M. le Curé.
-Bien que la question de l'Eucharistie soit d'une
haute gravité, je ne puis vous accorder
aujourd'hui que peu de temps pour continuer notre
entretien. Je vais faire quelques visites pour
inviter mes paroissiens à
célébrer dignement la fête du
Saint-Sacrement.
J'ose croire que les protestants
ne
l'ont point rejetée, c'est la fête de
Notre Seigneur et non celle de l'un des saints
canonisés...
M.
A. -
Les protestants n'ont pas réservé un
jour particulier pour célébrer la
fête de Jésus-Christ immolé,
car pour eux elle revient tous les jours dans leur
culte de famille ; ils ont comme vous les
fêtes de Noël, de Pâques... mais
à l'exemple des apôtres ils n'ont
point institué la
Fête-Dieu.
M.
le
Curé. - Vous dites vrai ; la
primitive Église s'est
bornée à désigner le Dimanche
comme jour du Seigneur.
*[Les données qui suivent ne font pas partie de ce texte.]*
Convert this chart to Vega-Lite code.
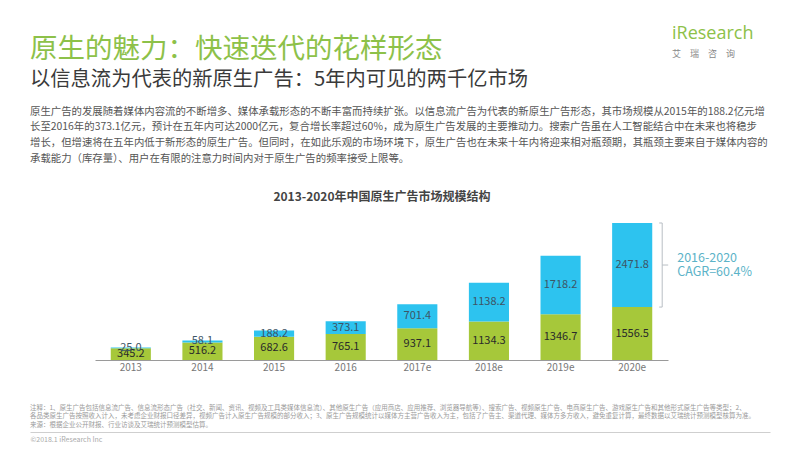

Notre fête actuelle
date seulement du XIIIe siècle.
M.
A..
- Cela coïncide avec la mise en pratique du
dogme de la Transsubstantiation : la
nouveauté de la fête est une preuve de
la nouveauté du dogme. Vous connaissez
l'histoire de cette
fête ?....
M.
le
Curé. - On célébra
d'abord - je ne sais au juste quand -
l'anniversaire de l'institution de l'Eucharistie le
Jeudi saint ; la pensée de la Passion
qui commençait le lendemain empêchait
de se livrer complètement à la joie.
Au XIIe siècle...
M.
A. -
Vous sautez par-dessus les siècles avec une
habileté surprenante !
M.
le
Curé. - Je veux être exact et
ne vous dire que ce que nous savons de source
certaine. Au XIIe siècle, des
hérésies s'étant
élevées contre la présence
réelle matérielle, du Christ dans
l'hostie, l'Eglise jugea opportun d'établir
une fête particulière en l'honneur de
ce mystère.
M.
A. -
Permettez-moi une remarque. Au XIIe siècle
il n'y avait pas de protestants, donc les
hérésies dont vous parlez ont surgi
dans le sein de l'Eglise romaine, il s'agit.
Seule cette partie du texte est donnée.